Plusieurs années plus tard, une fois suivis les cours requis et remplies les autres exigences académiques, l’étudiant devait se soumettre à un examen oral portant sur l’éventail des matières abordées. « Examiner » les connaissances disciplinaires et les habiletés dialectiques constituait ainsi la troisième étape et l’ultime mode du cursus des études à la Faculté des arts. Il ne restait plus alors au candidat couronné de succès qu’à promettre d’exercer une régence de deux ans — où en tant que maître il aurait à utiliser immédiatement connaissances et habiletés acquises — pour se voir accorder la « licence d’enseigner » (« licentia docendi »).

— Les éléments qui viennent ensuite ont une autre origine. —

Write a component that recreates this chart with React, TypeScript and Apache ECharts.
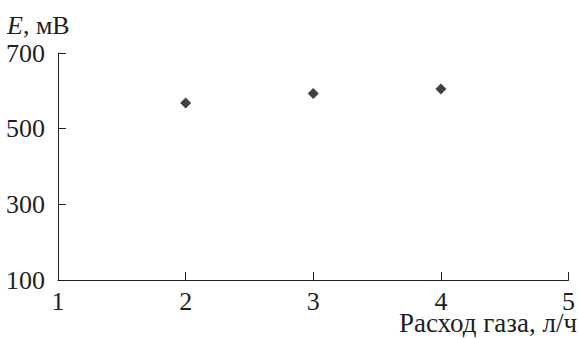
import React, { useEffect, useRef } from "react";
import * as echarts from "echarts";

const flowRates = [2, 3, 4];
const potentials = [568, 593, 605];
const xTicks = [1, 2, 3, 4, 5];
const yTicks = [100, 300, 500, 700];

const INK = "#231f20";
const FONT = "Liberation Serif";

export default function App() {
  const ref = useRef<HTMLDivElement>(null);
  useEffect(() => {
    if (!ref.current) return;
    const chart = echarts.init(ref.current, null, { renderer: "svg" });
    chart.setOption({
      animation: false,
      backgroundColor: "#ffffff",
      textStyle: { fontFamily: FONT },
      grid: { left: 58, right: 8, top: 53, bottom: 59, containLabel: false },
      xAxis: {
        type: "value",
        min: xTicks[0],
        max: xTicks[xTicks.length - 1],
        interval: 1,
        axisLine: { show: true, lineStyle: { color: INK, width: 1 } },
        axisTick: { show: true, inside: true, length: 8, lineStyle: { color: INK, width: 1 } },
        axisLabel: { color: INK, fontFamily: FONT, fontSize: 26, lineHeight: 18, margin: 12 },
        splitLine: { show: false },
      },
      yAxis: {
        type: "value",
        min: yTicks[0],
        max: yTicks[yTicks.length - 1],
        interval: 200,
        axisLine: { show: true, lineStyle: { color: INK, width: 1 } },
        axisTick: { show: true, inside: true, length: 8, lineStyle: { color: INK, width: 1 } },
        axisLabel: { color: INK, fontFamily: FONT, fontSize: 26, margin: 13 },
        splitLine: { show: false },
      },
      graphic: [
        {
          type: "text",
          x: 7,
          y: 25,
          style: {
            text: "{i|E}, мВ",
            fill: INK,
            fontFamily: FONT,
            fontSize: 26,
            verticalAlign: "middle",
            rich: { i: { fontStyle: "italic", fontFamily: FONT, fontSize: 26, fill: INK } },
          },
        },
        {
          type: "text",
          x: 577,
          y: 323,
          style: {
            text: "Расход газа, л/ч",
            fill: INK,
            fontFamily: FONT,
            fontSize: 27,
            lineHeight: 20,
            align: "right",
            verticalAlign: "middle",
          },
        },
      ],
      series: [
        {
          type: "scatter",
          symbol: "diamond",
          symbolSize: 11,
          itemStyle: { color: "#111111" },
          data: flowRates.map((x, i) => [x, potentials[i]]),
        },
      ],
    });
    return () => chart.dispose();
  }, []);
  return (
    <div
      ref={ref}
      style={{ position: "fixed", left: 0, top: 0, width: 578, height: 339 }}
    />
  );
}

Cette esquisse cavalière[2] de la formation philosophique dispensée à Faculté des arts de Paris permet de mieux caractériser la nature et d’entrevoir l’apport de chacune des trois contributions que contient ce dossier thématique. La première étude brosse un tableau d’ensemble de l’enseignement philosophique à la Faculté des arts de Paris jusqu’au mitan du xiiie siècle, en s’appuyant principalement — sans passer sous silence la diversité complémentaire des autres sources originales — sur la plus connue des introductions à la philosophie et sur le plus célèbre des guides d’examen issus du terreau artien de Paris. En plus des données attendues sur les première et troisième étapes mentionnées, ainsi que sur leurs modalités, on notera dans les deux textes mis en relief la présence d’une vision philosophique dont le développement s’étend depuis les interdictions disciplinaires (essentiellement relatives à la métaphysique et à la philosophie naturelle d’Aristote) des décennies initiales du siècle jusqu’à la grande condamnation de 219 thèses philosophiques promulguée en 1277 par Étienne Tempier, alors évêque de Paris[3]. Reprenant et détaillant l’idéal éthique contenu dans ces documents « didascaliques », les commentaires de la première moitié du xiiie siècle sur l’Éthique à Nicomaque font ici, au premier chef, l’objet d’une étude substantielle qui se concentre sur la conception artienne du bonheur inscrite dans un réseau conceptuel qui tranche dans bien des cas avec celui canoniquement endossé par les théologiens[4]. Ainsi couvertes les secondes étape et modalité de notre nomenclature pédagogique, l’article qui clôt ce dossier thématique revient à la troisième phase formative, celle de l’examen, mais sur le mode préparatoire d’un exercice dialectique portant en grande partie sur le séminal questionnement porphyrien au sujet des universaux[5] : un thème de logique inévitablement abordé dès le début du parcours universitaire, certes, mais un problème aussi profondément métaphysique et, à cause de cela, une préoccupation récurrente du cursus artien, qui, de la sorte, pouvait symboliquement s’achever par où il avait commencé, tout en approfondissant, à chacun de ses jalons et en (con)fusion avec l’aristotélisme de base, une perspective philosophique néoplatonicienne fortement teintée par ses interprétations arabes souvent guidées par le thème concordataire de l’harmonie des deux grands sages de l’Antiquité, nommément Platon et Aristote.

Malgré son format restreint et sa focalisation sur le coeur — voire la prime moitié — du xiiie siècle, ce dossier thématique ternaire couvre donc plusieurs aspects fondamentaux de la première philosophie universitaire en Occident et, à partir de ce microcosme, espère offrir au lecteur bienveillant une matière à réflexion toujours valable pour, tout uniment, « L’enseignement philosophique ».